We have based the for_each_token
function on the excellent discussion here.
Function Arguments
Argument | Description |
---|---|
input_begin |
To tokenize the string stored in text input_begin should be std::cbegin(text) . |
input_end |
To tokenize the string stored in text input_end should be std::cend(text) . |
delims_begin |
If the possible delimiters for the tokens are in the string delims , which might be "\t,;: " , then delims_begin should be std::cbegin(delims) . |
delims_end |
If the possible delimiters for the tokens are in the string delims , which might be "\t,;: " , then delims_end should be std::cend(delims) . |
token_func |
This will be called for each token: token_func(token.cbegin(), token.cend()) . |
output_container |
This container needs to be dynamically resizable and support the emplace_back(token.cbegin(), token.cend()) . |
skip |
If true, we ignore empty tokens (e.g., two spaces in a row). |
delimiters |
These are the characters that should delimit our tokens. Tokens break on white space, commas, semi-colons, and colons by default. |
Extracting Values
We also have a function that attempts to parse a value from a string.
template<typename T>
1constexpr std::optional<T> possible(std::string_view str);
- 1
- Tries to read a value of a particular type from a string.

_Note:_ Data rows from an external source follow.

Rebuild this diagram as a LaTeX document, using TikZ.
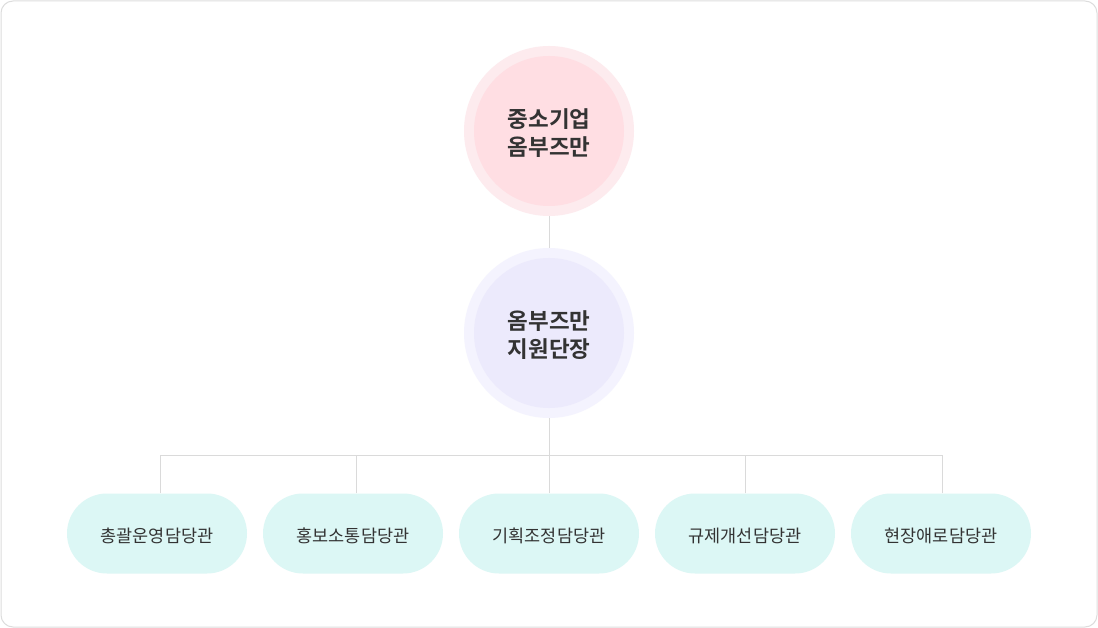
\documentclass[tikz,border=0pt]{standalone}
\usepackage{fontspec}
\newfontfamily\kr{Noto Sans CJK KR}
\newfontfamily\krb{Noto Sans CJK KR Bold}
\definecolor{frame}{HTML}{DDDDDD}
\definecolor{pinkring}{HTML}{FDEBEE}
\definecolor{pinkfill}{HTML}{FFDEE3}
\definecolor{lavring}{HTML}{F4F3FE}
\definecolor{lavfill}{HTML}{ECEAFC}
\definecolor{pillfill}{HTML}{DCF7F5}
\definecolor{txt}{HTML}{333333}
\definecolor{conn}{HTML}{DADADA}
\usetikzlibrary{shapes.misc}
\tikzset{
  ring/.style={circle, minimum size=170pt, inner sep=0pt},
  core/.style={circle, minimum size=150pt, inner sep=0pt},
  ctext/.style={align=center, text=txt, inner sep=0pt,
    font=\krb\fontsize{22.5}{28}\selectfont},
  pill/.style={rounded rectangle, fill=pillfill, minimum width=180pt, minimum height=80pt,
    inner sep=0pt},
  ptext/.style={text=txt, inner sep=0pt, font=\kr\fontsize{17.5}{20}\selectfont},
  link/.style={draw=conn, line width=1pt}
}
\begin{document}
\begin{tikzpicture}[x=1pt,y=-1pt]
\useasboundingbox (0,0) rectangle (1098,628);
\draw[frame, line width=1pt, fill=white, rounded corners=12pt] (1,1) rectangle (1097,627);
% circles
\node[ring, fill=pinkring] (r1) at (549,131) {};
\node[core, fill=pinkfill] (c1) at (549,131) {};
\node[ctext] (t1) at (549,133.5) {중소기업\\옴부즈만};
\node[ring, fill=lavring] (r2) at (549,333) {};
\node[core, fill=lavfill] (c2) at (549,333) {};
\node[ctext] (t2) at (549,335.5) {옴부즈만\\지원단장};
% pills
\node[pill] (p1) at (157,533.5) {};
\node[pill] (p2) at (353,533.5) {};
\node[pill] (p3) at (549,533.5) {};
\node[pill] (p4) at (745,533.5) {};
\node[pill] (p5) at (941,533.5) {};
\node[ptext] (q1) at (157,536) {총괄운영담당관};
\node[ptext] (q2) at (353,536) {홍보소통담당관};
\node[ptext] (q3) at (549,536) {기획조정담당관};
\node[ptext] (q4) at (745,536) {규제개선담당관};
\node[ptext] (q5) at (941,536) {현장애로담당관};
\coordinate (bus) at (549,455);
% connectors
\draw[link] (r1.south) -- (r2.north);
\draw[link] (r2.south) -- (bus);
\draw[link] ([xshift=3pt]p1.north) |- (bus);
\draw[link] ([xshift=3pt]p2.north) |- (bus);
\draw[link] (p3.north) -- (bus);
\draw[link] (p4.north) |- (bus);
\draw[link] ([xshift=1pt]p5.north) |- (bus);
\end{tikzpicture}
\end{document}
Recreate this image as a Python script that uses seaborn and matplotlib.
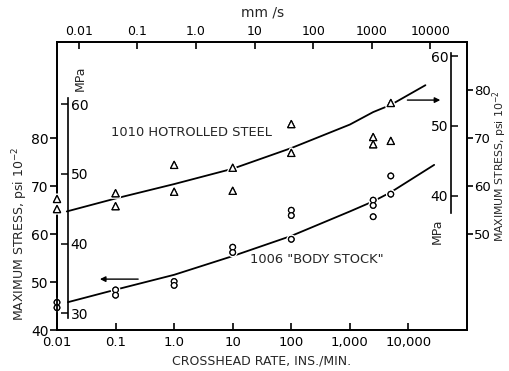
import matplotlib
matplotlib.use("Agg")
import matplotlib.pyplot as plt
import matplotlib.patheffects as pe
from matplotlib.ticker import NullLocator
import seaborn as sns

# ---- data ----
# 1010 hot-rolled steel (read on right axis, psi x 10^-2)
rate_1010 = [0.01, 0.01, 0.1, 0.1, 1, 1, 10, 10, 100, 100, 2500, 2500, 5000, 5000]
stress_1010 = [57.3, 55.2, 58.5, 55.8, 64.4, 58.8, 63.8, 59.0, 72.9, 66.9, 70.2, 68.7, 77.3, 69.4]
fit_rate_1010 = [0.0147, 0.1, 1, 10, 100, 1000, 2500, 5000, 19500]
fit_stress_1010 = [54.7, 57.4, 60.4, 63.6, 67.9, 72.8, 75.4, 76.9, 81.0]

# 1006 "body stock" (read on left axis, psi x 10^-2)
rate_1006 = [0.01, 0.01, 0.1, 0.1, 1, 1, 10, 10, 100, 100, 100, 2500, 2500, 2500, 5000, 5000]
stress_1006 = [45.75, 44.65, 48.35, 47.25, 50.1, 49.3, 57.25, 56.15, 64.95, 63.85, 58.9,
               67.05, 65.95, 63.6, 72.1, 68.3]
fit_rate_1006 = [0.0154, 0.1, 1, 10, 100, 1000, 2500, 5000, 27500]
fit_stress_1006 = [45.8, 48.4, 51.5, 55.4, 59.6, 64.7, 66.8, 68.7, 74.4]

x_ticks = [0.01, 0.1, 1, 10, 100, 1000, 10000]
x_tick_labels = ["0.01", "0.1", "1.0", "10", "100", "1,000", "10,000"]
top_ticks = [0.01, 0.1, 1, 10, 100, 1000, 10000]
top_tick_labels = ["0.01", "0.1", "1.0", "10", "100", "1000", "10000"]
left_psi_ticks = [40, 50, 60, 70, 80]
right_psi_ticks = [50, 60, 70, 80]
mpa_left_ticks = [30, 40, 50, 60]
mpa_right_ticks = [40, 50, 60]

MM_S_PER_IN_MIN = 25.4 / 60.0
PSI100_PER_MPA = 1.4504

sns.set_style("ticks")
plt.rcParams['font.family'] = ['DejaVu Sans']
plt.rcParams['axes.edgecolor'] = 'black'
plt.rcParams['xtick.color'] = 'black'
plt.rcParams['ytick.color'] = 'black'

fig = plt.figure(figsize=(5.09, 3.71), dpi=100)
W, H = 509, 371
ax = fig.add_axes([57 / W, 41 / H, 410 / W, 288 / H])
ax.set_xscale('log')
ax.set_xlim(0.01, 1e5)
ax.set_ylim(40, 100)
ax2 = ax.twinx()
ax2.set_ylim(30, 90)

halo = [pe.withStroke(linewidth=3, foreground='white')]

# curves
sns.lineplot(x=fit_rate_1006, y=fit_stress_1006, ax=ax, color='black', linewidth=1.3, zorder=2)
sns.lineplot(x=fit_rate_1010, y=fit_stress_1010, ax=ax2, color='black', linewidth=1.3, zorder=2)

# points
sns.scatterplot(x=rate_1006, y=stress_1006, ax=ax, marker='o', s=16,
                facecolor='white', edgecolor='black', linewidth=0.9, zorder=3, clip_on=False)
sns.scatterplot(x=rate_1010, y=stress_1010, ax=ax2, marker='^', s=26,
                facecolor='white', edgecolor='black', linewidth=0.9, zorder=3, clip_on=False)
for a in (ax, ax2):
    for c in a.collections:
        c.set_path_effects(halo + [pe.Normal()])

# arrows
arrow_kw = dict(arrowstyle='-|>', color='black', lw=1.0, mutation_scale=8, shrinkA=0, shrinkB=0)
ax.annotate('', xy=(0.054, 50.6), xytext=(0.243, 50.6), arrowprops=arrow_kw)
ax2.annotate('', xy=(35000, 77.9), xytext=(9600, 77.9), arrowprops=arrow_kw)

# series labels
ax.text(0.0838, 81.25, "1010 HOTROLLED STEEL", fontsize=9.4, ha='left', va='center')
ax.text(19.9, 54.6, '1006 "BODY STOCK"', fontsize=9.4, ha='left', va='center')

# spines
for a in (ax, ax2):
    for sp in a.spines.values():
        sp.set_linewidth(1.3)
        sp.set_color('black')

# bottom axis
ax.set_xticks(x_ticks)
ax.set_xticklabels(x_tick_labels)
ax.xaxis.set_minor_locator(NullLocator())
ax.tick_params(axis='x', which='both', direction='in', length=5, width=1.2,
               top=False, labelsize=9.5, pad=4)
ax.set_xlabel("CROSSHEAD RATE, INS./MIN.", fontsize=9, labelpad=4)

# left psi axis
ax.set_yticks(left_psi_ticks)
ax.tick_params(axis='y', direction='out', length=5, width=1.2, right=False,
               labelsize=10, pad=1)
ax.set_ylabel("")
ax2.set_yticks(right_psi_ticks)
ax2.tick_params(axis='y', direction='out', length=4, width=1.2, labelsize=9.5, pad=1)
ax2.set_ylabel("")

# top mm/s axis
top = ax.secondary_xaxis('top', functions=(lambda x: x * MM_S_PER_IN_MIN,
                                           lambda x: x / MM_S_PER_IN_MIN))
top.set_xticks(top_ticks)
top.set_xticklabels(top_tick_labels)
top.xaxis.set_minor_locator(NullLocator())
top.tick_params(axis='x', which='both', direction='in', length=5, width=1.2,
                labelsize=9, pad=3)
top.spines['top'].set_visible(False)

# inner MPa axes
mpa_l = ax.secondary_yaxis(11 / 410, functions=(lambda p: p / PSI100_PER_MPA,
                                                lambda m: m * PSI100_PER_MPA))
mpa_l.set_alignment('right')
mpa_l.set_yticks(mpa_left_ticks)
mpa_l.yaxis.set_minor_locator(NullLocator())
mpa_l.tick_params(axis='y', direction='in', length=5, width=1.1, labelsize=10, pad=2)
mpa_l.spines['right'].set_bounds(29.3, 60.9)
mpa_l.spines['right'].set_linewidth(1.2)

mpa_r = ax2.secondary_yaxis(394 / 410, functions=(lambda p: p / PSI100_PER_MPA,
                                                  lambda m: m * PSI100_PER_MPA))
mpa_r.set_alignment('left')
mpa_r.set_yticks(mpa_right_ticks)
mpa_r.yaxis.set_minor_locator(NullLocator())
mpa_r.tick_params(axis='y', direction='in', length=5, width=1.1, labelsize=10, pad=2)
mpa_r.spines['left'].set_bounds(37.5, 60.5)
mpa_r.spines['left'].set_linewidth(1.2)

# free labels
fig.text(20 / W, 1 - 234 / H, "MAXIMUM STRESS, psi 10$^{-2}$", rotation=90,
         fontsize=9, ha='center', va='center')
fig.text(500 / W, 1 - 166 / H, "MAXIMUM STRESS, psi 10$^{-2}$", rotation=90,
         fontsize=7.8, ha='center', va='center')
fig.text(80 / W, 1 - 78 / H, "MPa", rotation=90, fontsize=9, ha='center', va='center')
fig.text(437 / W, 1 - 231 / H, "MPa", rotation=90, fontsize=9, ha='center', va='center')
fig.text(263 / W, 1 - 13 / H, "mm /s", fontsize=10, ha='center', va='center')

fig.savefig("out.png", dpi=100)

This function uses the std::from_chars
function to retrieve a possible simple type from a string. It returns a std::nullopt
if it fails to parse the input.
Example
auto x = possible<double>(str);
if(x) std::cout << str << ": parsed as the double value " << x << '\n';
If successful, this function tries to fill x with a double value read from a string and print it on std::cout
.